*Set exercise*:
Pick out all lines in the listing holding the string "that" and copy them.

*Material for the task*:

====================

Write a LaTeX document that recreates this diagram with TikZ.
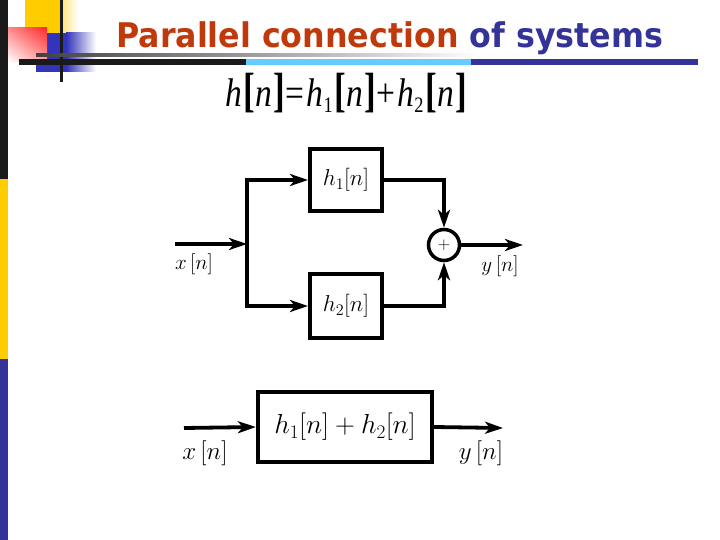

====================

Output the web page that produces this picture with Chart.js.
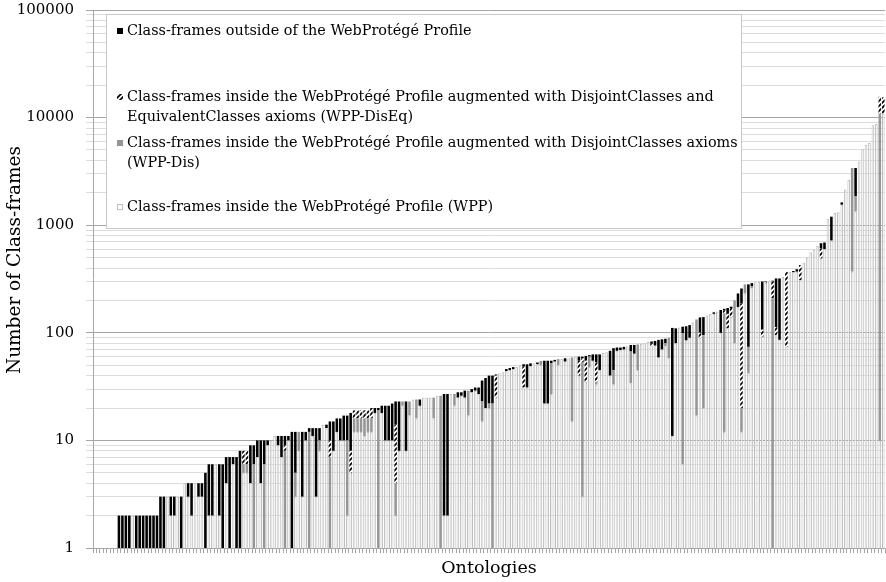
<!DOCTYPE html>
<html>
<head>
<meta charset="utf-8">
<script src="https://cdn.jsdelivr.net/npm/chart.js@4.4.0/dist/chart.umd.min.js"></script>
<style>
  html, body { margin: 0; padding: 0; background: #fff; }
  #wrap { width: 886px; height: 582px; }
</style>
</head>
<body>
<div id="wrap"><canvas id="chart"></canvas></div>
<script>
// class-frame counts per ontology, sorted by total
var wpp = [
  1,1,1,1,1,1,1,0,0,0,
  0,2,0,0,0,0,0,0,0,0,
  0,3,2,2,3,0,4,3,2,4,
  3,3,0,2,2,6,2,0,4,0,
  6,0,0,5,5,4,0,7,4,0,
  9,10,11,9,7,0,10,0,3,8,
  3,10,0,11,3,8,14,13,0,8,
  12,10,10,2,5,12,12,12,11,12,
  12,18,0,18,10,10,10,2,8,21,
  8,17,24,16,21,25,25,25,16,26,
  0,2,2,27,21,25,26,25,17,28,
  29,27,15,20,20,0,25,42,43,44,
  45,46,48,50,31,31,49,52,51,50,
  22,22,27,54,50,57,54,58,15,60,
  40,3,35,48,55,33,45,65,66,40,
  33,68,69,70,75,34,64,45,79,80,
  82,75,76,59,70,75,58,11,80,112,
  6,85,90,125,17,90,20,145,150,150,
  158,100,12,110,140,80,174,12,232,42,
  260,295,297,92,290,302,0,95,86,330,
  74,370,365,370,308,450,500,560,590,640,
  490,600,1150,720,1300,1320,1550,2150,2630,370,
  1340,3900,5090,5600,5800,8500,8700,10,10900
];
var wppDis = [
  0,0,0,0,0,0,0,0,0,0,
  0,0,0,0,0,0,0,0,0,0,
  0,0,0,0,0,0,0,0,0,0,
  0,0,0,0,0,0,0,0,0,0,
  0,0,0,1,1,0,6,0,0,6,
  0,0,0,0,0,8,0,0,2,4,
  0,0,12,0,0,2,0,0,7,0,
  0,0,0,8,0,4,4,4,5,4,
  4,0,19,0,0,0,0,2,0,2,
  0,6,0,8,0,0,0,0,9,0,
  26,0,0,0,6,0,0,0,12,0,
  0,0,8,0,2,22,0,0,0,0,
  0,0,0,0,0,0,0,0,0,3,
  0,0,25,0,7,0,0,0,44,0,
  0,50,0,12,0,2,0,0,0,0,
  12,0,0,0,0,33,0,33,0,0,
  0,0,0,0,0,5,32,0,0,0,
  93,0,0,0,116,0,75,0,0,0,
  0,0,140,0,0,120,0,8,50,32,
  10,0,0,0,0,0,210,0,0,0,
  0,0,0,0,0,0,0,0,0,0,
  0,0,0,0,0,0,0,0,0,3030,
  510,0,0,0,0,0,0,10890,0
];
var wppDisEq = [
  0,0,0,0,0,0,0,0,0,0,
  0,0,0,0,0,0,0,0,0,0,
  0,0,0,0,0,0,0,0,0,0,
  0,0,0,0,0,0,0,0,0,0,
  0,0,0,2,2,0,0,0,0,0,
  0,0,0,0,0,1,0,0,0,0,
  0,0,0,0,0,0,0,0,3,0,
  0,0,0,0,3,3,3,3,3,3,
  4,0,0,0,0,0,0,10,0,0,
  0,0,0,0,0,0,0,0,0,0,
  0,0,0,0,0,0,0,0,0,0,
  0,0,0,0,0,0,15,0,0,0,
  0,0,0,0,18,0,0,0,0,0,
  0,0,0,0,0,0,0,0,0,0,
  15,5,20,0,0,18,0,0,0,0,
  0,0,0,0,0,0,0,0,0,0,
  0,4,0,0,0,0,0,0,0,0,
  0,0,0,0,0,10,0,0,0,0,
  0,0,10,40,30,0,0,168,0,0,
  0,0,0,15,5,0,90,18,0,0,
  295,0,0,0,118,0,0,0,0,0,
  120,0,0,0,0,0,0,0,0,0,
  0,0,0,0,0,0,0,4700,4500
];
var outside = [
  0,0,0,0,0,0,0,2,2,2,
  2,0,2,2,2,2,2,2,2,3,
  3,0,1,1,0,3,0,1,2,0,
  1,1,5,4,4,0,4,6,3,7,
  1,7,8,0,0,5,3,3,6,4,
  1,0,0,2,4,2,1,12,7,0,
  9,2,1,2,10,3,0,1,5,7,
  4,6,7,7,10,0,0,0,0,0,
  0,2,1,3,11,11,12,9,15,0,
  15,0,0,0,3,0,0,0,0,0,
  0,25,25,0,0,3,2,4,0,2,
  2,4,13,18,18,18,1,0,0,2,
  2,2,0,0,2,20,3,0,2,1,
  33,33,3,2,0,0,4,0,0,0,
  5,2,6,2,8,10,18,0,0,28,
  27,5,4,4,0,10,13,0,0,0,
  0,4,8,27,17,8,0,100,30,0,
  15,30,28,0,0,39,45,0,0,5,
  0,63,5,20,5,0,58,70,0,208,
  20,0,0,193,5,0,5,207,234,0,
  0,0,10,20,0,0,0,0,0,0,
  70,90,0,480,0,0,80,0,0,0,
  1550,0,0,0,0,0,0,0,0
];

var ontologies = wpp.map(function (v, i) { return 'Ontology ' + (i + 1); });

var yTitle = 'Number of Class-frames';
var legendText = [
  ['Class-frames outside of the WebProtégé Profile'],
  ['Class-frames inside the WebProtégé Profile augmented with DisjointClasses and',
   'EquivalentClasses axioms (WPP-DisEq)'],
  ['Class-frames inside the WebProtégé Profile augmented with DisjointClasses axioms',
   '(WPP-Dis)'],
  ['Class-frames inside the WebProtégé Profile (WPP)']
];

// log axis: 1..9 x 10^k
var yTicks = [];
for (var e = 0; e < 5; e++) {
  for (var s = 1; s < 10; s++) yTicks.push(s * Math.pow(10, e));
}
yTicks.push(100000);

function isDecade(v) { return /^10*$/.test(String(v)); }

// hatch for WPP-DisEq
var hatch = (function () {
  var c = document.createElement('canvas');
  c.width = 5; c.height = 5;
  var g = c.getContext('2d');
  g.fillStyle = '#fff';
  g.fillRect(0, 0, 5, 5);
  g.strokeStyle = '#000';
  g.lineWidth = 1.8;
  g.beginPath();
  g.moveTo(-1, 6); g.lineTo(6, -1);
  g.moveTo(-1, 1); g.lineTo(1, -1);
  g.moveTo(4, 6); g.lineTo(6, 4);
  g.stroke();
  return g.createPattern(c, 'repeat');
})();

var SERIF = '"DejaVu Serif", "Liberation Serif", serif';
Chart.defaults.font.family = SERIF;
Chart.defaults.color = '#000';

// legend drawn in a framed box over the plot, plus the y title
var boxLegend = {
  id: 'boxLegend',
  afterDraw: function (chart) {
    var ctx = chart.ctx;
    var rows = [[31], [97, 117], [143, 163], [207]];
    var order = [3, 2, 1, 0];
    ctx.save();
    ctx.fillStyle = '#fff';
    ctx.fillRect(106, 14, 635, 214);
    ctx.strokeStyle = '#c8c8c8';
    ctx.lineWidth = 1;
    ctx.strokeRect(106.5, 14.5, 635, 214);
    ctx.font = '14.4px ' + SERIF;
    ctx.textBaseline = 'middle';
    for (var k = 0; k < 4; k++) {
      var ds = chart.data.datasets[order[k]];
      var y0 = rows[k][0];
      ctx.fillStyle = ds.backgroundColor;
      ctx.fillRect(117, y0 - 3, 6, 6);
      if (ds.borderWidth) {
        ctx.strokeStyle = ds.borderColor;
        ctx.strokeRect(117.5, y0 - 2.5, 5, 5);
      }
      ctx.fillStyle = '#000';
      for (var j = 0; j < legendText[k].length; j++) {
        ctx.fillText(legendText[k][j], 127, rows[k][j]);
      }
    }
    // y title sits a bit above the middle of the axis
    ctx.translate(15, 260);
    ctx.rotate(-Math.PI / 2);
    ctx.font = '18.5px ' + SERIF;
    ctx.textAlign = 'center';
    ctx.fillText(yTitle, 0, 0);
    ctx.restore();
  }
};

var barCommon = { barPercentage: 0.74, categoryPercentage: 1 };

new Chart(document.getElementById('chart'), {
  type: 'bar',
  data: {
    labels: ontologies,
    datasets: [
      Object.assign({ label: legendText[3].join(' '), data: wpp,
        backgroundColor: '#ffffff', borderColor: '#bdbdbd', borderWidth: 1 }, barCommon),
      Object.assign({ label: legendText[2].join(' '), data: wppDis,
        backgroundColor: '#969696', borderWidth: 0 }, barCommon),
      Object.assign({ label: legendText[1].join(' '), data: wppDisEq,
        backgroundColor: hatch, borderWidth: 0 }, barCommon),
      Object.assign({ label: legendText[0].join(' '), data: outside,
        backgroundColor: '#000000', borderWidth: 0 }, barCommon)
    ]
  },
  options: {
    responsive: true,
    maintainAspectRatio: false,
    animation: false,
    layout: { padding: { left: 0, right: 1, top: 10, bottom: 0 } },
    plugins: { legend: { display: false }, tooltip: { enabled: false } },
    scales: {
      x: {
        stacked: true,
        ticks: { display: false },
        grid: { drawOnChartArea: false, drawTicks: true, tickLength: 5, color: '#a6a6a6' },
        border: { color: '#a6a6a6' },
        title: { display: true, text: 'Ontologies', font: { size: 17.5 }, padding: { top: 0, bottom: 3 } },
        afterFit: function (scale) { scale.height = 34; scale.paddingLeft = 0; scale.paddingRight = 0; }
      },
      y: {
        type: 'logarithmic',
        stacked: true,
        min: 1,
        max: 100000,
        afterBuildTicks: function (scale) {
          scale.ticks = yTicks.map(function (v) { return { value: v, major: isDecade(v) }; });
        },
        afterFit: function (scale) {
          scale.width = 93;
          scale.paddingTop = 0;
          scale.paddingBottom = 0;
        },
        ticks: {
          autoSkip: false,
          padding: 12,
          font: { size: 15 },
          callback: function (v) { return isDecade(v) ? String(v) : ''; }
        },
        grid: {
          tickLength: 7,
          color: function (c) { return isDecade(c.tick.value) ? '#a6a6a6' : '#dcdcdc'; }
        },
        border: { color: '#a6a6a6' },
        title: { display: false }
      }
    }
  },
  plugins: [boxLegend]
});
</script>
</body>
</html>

====================

*Task output*:
Write a LaTeX document that recreates this diagram with TikZ.
Output the web page that produces this picture with Chart.js.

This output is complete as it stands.